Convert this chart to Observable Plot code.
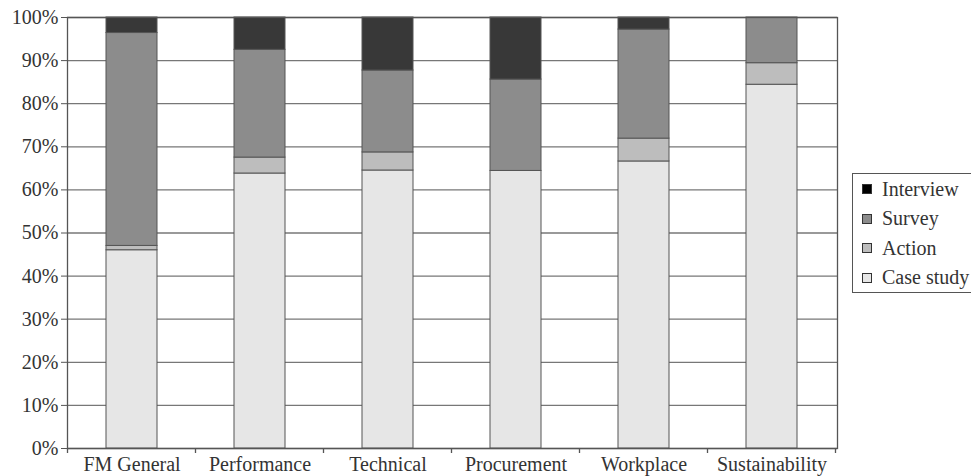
<!DOCTYPE html>
<html>
<head>
<meta charset="utf-8">
<script src="https://cdn.jsdelivr.net/npm/d3@7"></script>
<script src="https://cdn.jsdelivr.net/npm/@observablehq/plot@0.6"></script>
<style>
  html, body { margin: 0; padding: 0; background: #fff; }
  #wrap { position: relative; width: 971px; height: 476px; overflow: hidden; font-family: "Liberation Serif", "Times New Roman", serif; }
  #legend { position: absolute; left: 852px; top: 173px; width: 130px; height: 120px; border: 1px solid #555; box-sizing: border-box; background: #fff; }
  .row { position: absolute; left: 9px; height: 24px; display: flex; align-items: center; font-size: 20px; color: #333; white-space: nowrap; }
  .sw { width: 8px; height: 8px; border: 1px solid #333; margin-right: 10px; }
</style>
</head>
<body>
<div id="wrap"><div id="legend"></div></div>
<script>
const categories = ["FM General", "Performance", "Technical", "Procurement", "Workplace", "Sustainability"];
const seriesNames = ["Case study", "Action", "Survey", "Interview"];
const seriesColors = ["#e6e6e6", "#bdbdbd", "#8c8c8c", "#383838"];
const caseStudy = [46.0, 63.8, 64.5, 64.4, 66.6, 84.4];
const action    = [1.0, 3.7, 4.2, 0, 5.3, 5.0];
const survey    = [49.4, 25.0, 19.0, 21.2, 25.3, 10.6];
const interview = [3.6, 7.5, 12.3, 14.4, 2.8, 0];
const yTicks = [0, 10, 20, 30, 40, 50, 60, 70, 80, 90, 100];

const seriesValues = [caseStudy, action, survey, interview];
const data = [];
categories.forEach((c, i) => {
  seriesNames.forEach((s, j) => {
    const v = seriesValues[j][i];
    if (v > 0) data.push({category: c, series: s, value: v});
  });
});

const font = "'Liberation Serif', 'Times New Roman', serif";
const chart = Plot.plot({
  width: 971,
  height: 476,
  marginLeft: 67,
  marginRight: 134,
  marginTop: 17,
  marginBottom: 28,
  style: {fontFamily: font, fontSize: "20px", color: "#333", background: "#fff"},
  x: {domain: categories, paddingInner: 0.6, paddingOuter: 0.3, label: null},
  y: {domain: [0, 100], label: null},
  color: {domain: seriesNames, range: seriesColors},
  marks: [
    Plot.ruleY(yTicks, {stroke: "#777", strokeWidth: 1.3}),
    Plot.barY(data, Plot.stackY({x: "category", y: "value", fill: "series", order: seriesNames, stroke: "#555", strokeWidth: 1})),
    Plot.frame({stroke: "#555", strokeWidth: 1.3}),
    Plot.axisY({ticks: yTicks, tickFormat: d => d + "%", tickSize: 6, tickPadding: 3, stroke: "#555", fontSize: 20}),
    Plot.axisX({tickSize: 0, tickPadding: 8, fontSize: 20})
  ]
});

document.getElementById("wrap").prepend(chart);

// category boundary ticks along the bottom axis
const sx = chart.scale("x");
const sy = chart.scale("y");
const y0 = sy.apply(0);
const bounds = [];
categories.forEach((c, i) => {
  const center = sx.apply(c) + sx.bandwidth / 2;
  bounds.push(center - sx.step / 2);
  if (i === categories.length - 1) bounds.push(center + sx.step / 2);
});
d3.select(chart).append("g")
  .selectAll("line").data(bounds).join("line")
  .attr("x1", d => d).attr("x2", d => d)
  .attr("y1", y0).attr("y2", y0 + 5)
  .attr("stroke", "#555").attr("stroke-width", 1.3);

// legend
const legend = document.getElementById("legend");
const order = ["Interview", "Survey", "Action", "Case study"];
order.forEach((name, k) => {
  const row = document.createElement("div");
  row.className = "row";
  row.style.top = (3 + k * 29.5) + "px";
  const sw = document.createElement("span");
  sw.className = "sw";
  const idx = seriesNames.indexOf(name);
  sw.style.background = name === "Interview" ? "#000" : seriesColors[idx];
  row.appendChild(sw);
  row.appendChild(document.createTextNode(name));
  legend.appendChild(row);
});
</script>
</body>
</html>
================
**Task brief**
Copy out all the data exactly; skip the pictures.

**Solution to the problem**
Convert this chart to Observable Plot code.
<!DOCTYPE html>
<html>
<head>
<meta charset="utf-8">
<script src="https://cdn.jsdelivr.net/npm/d3@7"></script>
<script src="https://cdn.jsdelivr.net/npm/@observablehq/plot@0.6"></script>
<style>
  html, body { margin: 0; padding: 0; background: #fff; }
  #wrap { position: relative; width: 971px; height: 476px; overflow: hidden; font-family: "Liberation Serif", "Times New Roman", serif; }
  #legend { position: absolute; left: 852px; top: 173px; width: 130px; height: 120px; border: 1px solid #555; box-sizing: border-box; background: #fff; }
  .row { position: absolute; left: 9px; height: 24px; display: flex; align-items: center; font-size: 20px; color: #333; white-space: nowrap; }
  .sw { width: 8px; height: 8px; border: 1px solid #333; margin-right: 10px; }
</style>
</head>
<body>
<div id="wrap"><div id="legend"></div></div>
<script>
const categories = ["FM General", "Performance", "Technical", "Procurement", "Workplace", "Sustainability"];
const seriesNames = ["Case study", "Action", "Survey", "Interview"];
const seriesColors = ["#e6e6e6", "#bdbdbd", "#8c8c8c", "#383838"];
const caseStudy = [46.0, 63.8, 64.5, 64.4, 66.6, 84.4];
const action    = [1.0, 3.7, 4.2, 0, 5.3, 5.0];
const survey    = [49.4, 25.0, 19.0, 21.2, 25.3, 10.6];
const interview = [3.6, 7.5, 12.3, 14.4, 2.8, 0];
const yTicks = [0, 10, 20, 30, 40, 50, 60, 70, 80, 90, 100];

const seriesValues = [caseStudy, action, survey, interview];
const data = [];
categories.forEach((c, i) => {
  seriesNames.forEach((s, j) => {
    const v = seriesValues[j][i];
    if (v > 0) data.push({category: c, series: s, value: v});
  });
});

const font = "'Liberation Serif', 'Times New Roman', serif";
const chart = Plot.plot({
  width: 971,
  height: 476,
  marginLeft: 67,
  marginRight: 134,
  marginTop: 17,
  marginBottom: 28,
  style: {fontFamily: font, fontSize: "20px", color: "#333", background: "#fff"},
  x: {domain: categories, paddingInner: 0.6, paddingOuter: 0.3, label: null},
  y: {domain: [0, 100], label: null},
  color: {domain: seriesNames, range: seriesColors},
  marks: [
    Plot.ruleY(yTicks, {stroke: "#777", strokeWidth: 1.3}),
    Plot.barY(data, Plot.stackY({x: "category", y: "value", fill: "series", order: seriesNames, stroke: "#555", strokeWidth: 1})),
    Plot.frame({stroke: "#555", strokeWidth: 1.3}),
    Plot.axisY({ticks: yTicks, tickFormat: d => d + "%", tickSize: 6, tickPadding: 3, stroke: "#555", fontSize: 20}),
    Plot.axisX({tickSize: 0, tickPadding: 8, fontSize: 20})
  ]
});

document.getElementById("wrap").prepend(chart);

// category boundary ticks along the bottom axis
const sx = chart.scale("x");
const sy = chart.scale("y");
const y0 = sy.apply(0);
const bounds = [];
categories.forEach((c, i) => {
  const center = sx.apply(c) + sx.bandwidth / 2;
  bounds.push(center - sx.step / 2);
  if (i === categories.length - 1) bounds.push(center + sx.step / 2);
});
d3.select(chart).append("g")
  .selectAll("line").data(bounds).join("line")
  .attr("x1", d => d).attr("x2", d => d)
  .attr("y1", y0).attr("y2", y0 + 5)
  .attr("stroke", "#555").attr("stroke-width", 1.3);

// legend
const legend = document.getElementById("legend");
const order = ["Interview", "Survey", "Action", "Case study"];
order.forEach((name, k) => {
  const row = document.createElement("div");
  row.className = "row";
  row.style.top = (3 + k * 29.5) + "px";
  const sw = document.createElement("span");
  sw.className = "sw";
  const idx = seriesNames.indexOf(name);
  sw.style.background = name === "Interview" ? "#000" : seriesColors[idx];
  row.appendChild(sw);
  row.appendChild(document.createTextNode(name));
  legend.appendChild(row);
});
</script>
</body>
</html>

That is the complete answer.